▸ INFORMATION SUPPLIED
◇ ◇ ◇

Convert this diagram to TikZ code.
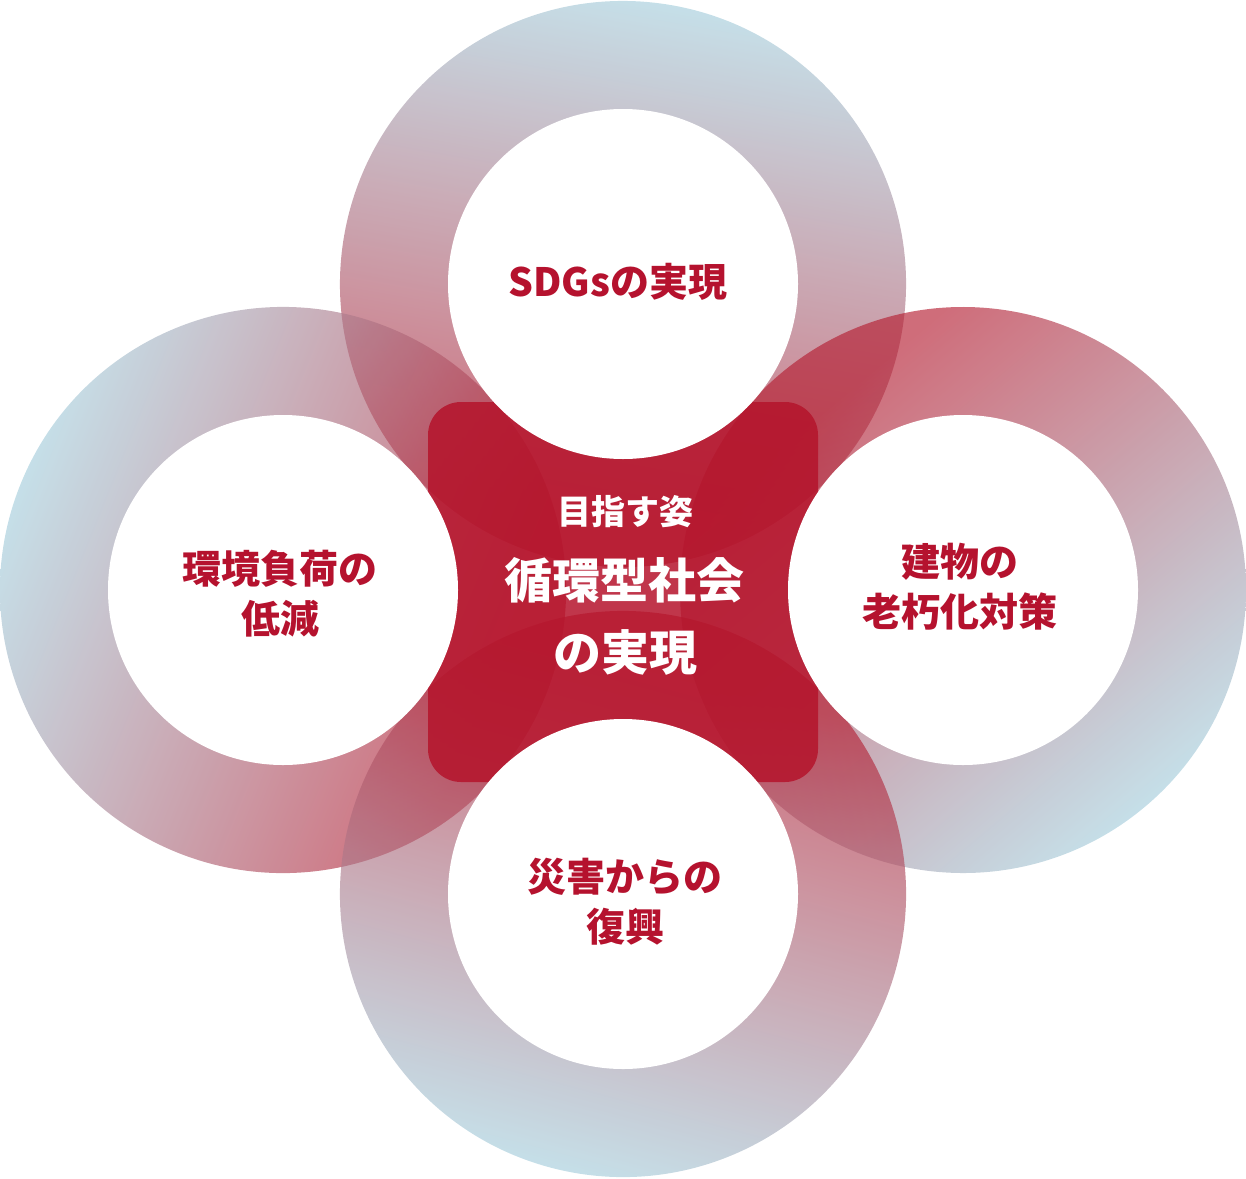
\documentclass[tikz,border=0pt]{standalone}
\usepackage{fontspec}
\newfontfamily\jp{Noto Sans CJK JP}
\definecolor{ringblue}{RGB}{166,206,220}
\definecolor{ringred}{RGB}{181,31,51}
\definecolor{labelred}{RGB}{181,18,46}
\definecolor{corered}{RGB}{181,19,43}
\pgfdeclarehorizontalshading{ringshade}{100bp}{color(0bp)=(ringblue); color(25bp)=(ringblue); color(70bp)=(ringred); color(100bp)=(ringred)}
\tikzset{
  ring/.style={shading=ringshade, fill opacity=0.65},
  hole/.style={fill=white},
  corebox/.style={fill=corered, fill opacity=0.85, rounded corners=33pt, minimum width=390pt, minimum height=380pt, inner sep=0pt},
  lbl/.style={text=labelred, align=center, font=\jp\bfseries\fontsize{39}{50}\selectfont, inner sep=0pt},
  coretxt/.style={text=white, align=center, inner sep=0pt},
}
\begin{document}
\begin{tikzpicture}[x=1pt,y=1pt]
\useasboundingbox (0,0) rectangle (1246,-1178);
\coordinate (ctop) at (623,-284);
\coordinate (cleft) at (283,-590);
\coordinate (cright) at (963,-590);
\coordinate (cbottom) at (623,-894);
% rings (blue end at 180+angle)
\shade[ring, transform canvas={rotate around={-100:(ctop)}}] (ctop) circle[radius=283];
\shade[ring, transform canvas={rotate around={-22:(cleft)}}] (cleft) circle[radius=283];
\shade[ring, transform canvas={rotate around={130:(cright)}}] (cright) circle[radius=283];
\shade[ring, transform canvas={rotate around={75:(cbottom)}}] (cbottom) circle[radius=283];
% core
\node[corebox] (core) at (623,-592) {};
% holes
\fill[hole] (ctop) circle[radius=175];
\fill[hole] (cleft) circle[radius=175];
\fill[hole] (cright) circle[radius=175];
\fill[hole] (cbottom) circle[radius=175];
% labels
\node[lbl] (ltop) at (618,-282) {SDGsの実現};
\node[lbl] (lleft) at (280,-594) {環境負荷の\\低減};
\node[lbl] (lright) at (960,-587) {建物の\\老朽化対策};
\node[lbl] (lbottom) at (625,-902) {災害からの\\復興};
% core text
\node[coretxt, font=\jp\bfseries\fontsize{34}{40}\selectfont] (t1) at (625,-512) {目指す姿};
\node[coretxt, font=\jp\bfseries\fontsize{48}{56}\selectfont] (t2) at (624,-580) {循環型社会};
\node[coretxt, font=\jp\bfseries\fontsize{48}{56}\selectfont] (t3) at (625,-652) {の実現};
\end{tikzpicture}
\end{document}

◇ ◇ ◇

▸ SET EXERCISE
Write the listing out a second time exactly, dropping all images.

▸ RESPONSE TO THIS EXERCISE
Convert this diagram to TikZ code.
\documentclass[tikz,border=0pt]{standalone}
\usepackage{fontspec}
\newfontfamily\jp{Noto Sans CJK JP}
\definecolor{ringblue}{RGB}{166,206,220}
\definecolor{ringred}{RGB}{181,31,51}
\definecolor{labelred}{RGB}{181,18,46}
\definecolor{corered}{RGB}{181,19,43}
\pgfdeclarehorizontalshading{ringshade}{100bp}{color(0bp)=(ringblue); color(25bp)=(ringblue); color(70bp)=(ringred); color(100bp)=(ringred)}
\tikzset{
  ring/.style={shading=ringshade, fill opacity=0.65},
  hole/.style={fill=white},
  corebox/.style={fill=corered, fill opacity=0.85, rounded corners=33pt, minimum width=390pt, minimum height=380pt, inner sep=0pt},
  lbl/.style={text=labelred, align=center, font=\jp\bfseries\fontsize{39}{50}\selectfont, inner sep=0pt},
  coretxt/.style={text=white, align=center, inner sep=0pt},
}
\begin{document}
\begin{tikzpicture}[x=1pt,y=1pt]
\useasboundingbox (0,0) rectangle (1246,-1178);
\coordinate (ctop) at (623,-284);
\coordinate (cleft) at (283,-590);
\coordinate (cright) at (963,-590);
\coordinate (cbottom) at (623,-894);
% rings (blue end at 180+angle)
\shade[ring, transform canvas={rotate around={-100:(ctop)}}] (ctop) circle[radius=283];
\shade[ring, transform canvas={rotate around={-22:(cleft)}}] (cleft) circle[radius=283];
\shade[ring, transform canvas={rotate around={130:(cright)}}] (cright) circle[radius=283];
\shade[ring, transform canvas={rotate around={75:(cbottom)}}] (cbottom) circle[radius=283];
% core
\node[corebox] (core) at (623,-592) {};
% holes
\fill[hole] (ctop) circle[radius=175];
\fill[hole] (cleft) circle[radius=175];
\fill[hole] (cright) circle[radius=175];
\fill[hole] (cbottom) circle[radius=175];
% labels
\node[lbl] (ltop) at (618,-282) {SDGsの実現};
\node[lbl] (lleft) at (280,-594) {環境負荷の\\低減};
\node[lbl] (lright) at (960,-587) {建物の\\老朽化対策};
\node[lbl] (lbottom) at (625,-902) {災害からの\\復興};
% core text
\node[coretxt, font=\jp\bfseries\fontsize{34}{40}\selectfont] (t1) at (625,-512) {目指す姿};
\node[coretxt, font=\jp\bfseries\fontsize{48}{56}\selectfont] (t2) at (624,-580) {循環型社会};
\node[coretxt, font=\jp\bfseries\fontsize{48}{56}\selectfont] (t3) at (625,-652) {の実現};
\end{tikzpicture}
\end{document}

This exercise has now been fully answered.